Safe Places, bspw. mit Wohnboxen, bieten Schutz und ein Mindestmaß an Privatsphäre. Das ist besser, als draußen allen Witterungsbedingungen ausgeliefert zu sein. Für die Menschen, die dort unterkommen, kann es eine Chance sein, ins Regelsystem zurückzukommen – insbesondere dann, wenn sie die Unterstützung der Sozialarbeiter*innen annehmen.

 

Sie haben vorhin die Wohnungslosentagesstätte Schöneberg erwähnt. Das Zuwendungsprojekt hat dieses Jahr weniger Geld erhalten. Was bedeutet das konkret und wie wollen Sie das Angebot sichern?

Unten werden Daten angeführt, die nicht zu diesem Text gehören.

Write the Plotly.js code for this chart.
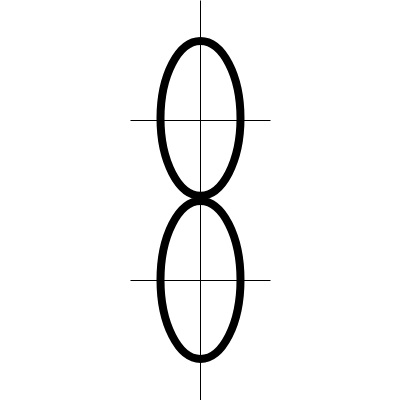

Unsere Wohnungslosentagesstätte hat ca. 20.000 Euro weniger zur Verfügung, als wir beantragt hatten. Am Angebot und Personal sparen können wir nicht. Daher hoffen wir auf Gelder aus anderen Töpfen. Außerdem werden wir uns stärker darauf konzentrieren, Spenden einzuwerben, durch außergewöhnliche, medienwirksamen Aktionen. Wir werden jedenfalls alles tun, unsere Wohnungslosentagesstätte zu halten.

 

Plant das Unionhilfswerk weitere Angebote für Menschen ohne eigenen Wohnraum?

Aktuell gibt es keine konkreten Planungen. Aufgrund des großen Bedarfs ist unser Träger daran interessiert, weitere Angebote zu schaffen. Um Menschen unterzubringen, braucht es jedoch Gebäude. Diesbezüglich sind wir gemeinsam mit unserem Facility-Management fortwährend auf der Suche. Sollten wir ein Gebäude auftun, werden wir auf das Land oder auf den betreffenden Bezirk zugehen.

 

Wir haben lange darüber gesprochen, wie obdach- und wohnungslosen Menschen geholfen werden kann. Ist es nicht besser, früher zu unterstützen, damit das Problem erst gar nicht entsteht?

Ja. Menschen müssen unterstützt werden, ihre Wohnung zu halten. Das Team unseres Projekts Wendepunkt Wohnen beispielsweise unterstützt nicht nur Menschen, die eine Wohnung suchen, sondern auch diejenigen, die eine Wohnung haben und denen der Verlust ihrer Wohnung droht. Das erfahrene und qualifizierte Team hilft bei finanziellen und behördlichen Angelegenheiten, der Schuldenregulierung, der Suche nach einer beruflichen Perspektive und beraten bei Konflikten mit dem*der Vermieter*in und dem Wohnumfeld. Dadurch konnten wir in vielen Fällen erreichen, dass Menschen ihre Wohnung behalten.

 

Zur letzten Frage: Wenn Sie sich etwas für wohnungs- und obdachlose Menschen wünschen könnten, was wäre das?

Auf jeden Fall sollten die von Wohnungslosigkeit bedrohten Menschen in ihrer Wohnung bleiben können. Auch die bürokratischen Hürden müssten gesenkt und die Handhabung in den Bezirken und sogar teilweise innerhalb eines Bezirks vereinheitlicht werden. Zudem wären passende Angebote für obdachlose Menschen mit psychischen Erkrankungen, die z.B. aus der Eingliederungshilfe herausfallen, wichtig. Diese Menschen sind bspw. in Unterkünften nach dem Allgemeinen Sicherheits- und Ordnungsgesetz (ASOG) nicht gut aufgehoben, da sie eine intensivere Betreuung benötigen. Aufgrund der geringen Personaldecke ist dies dort jedoch nicht zu leisten. Was ebenfalls dringend gebraucht wird, sind 24/7-Angebote besonders für junge Erwachsene. Diese Kriseneinrichtungen gibt es leider nicht mehr.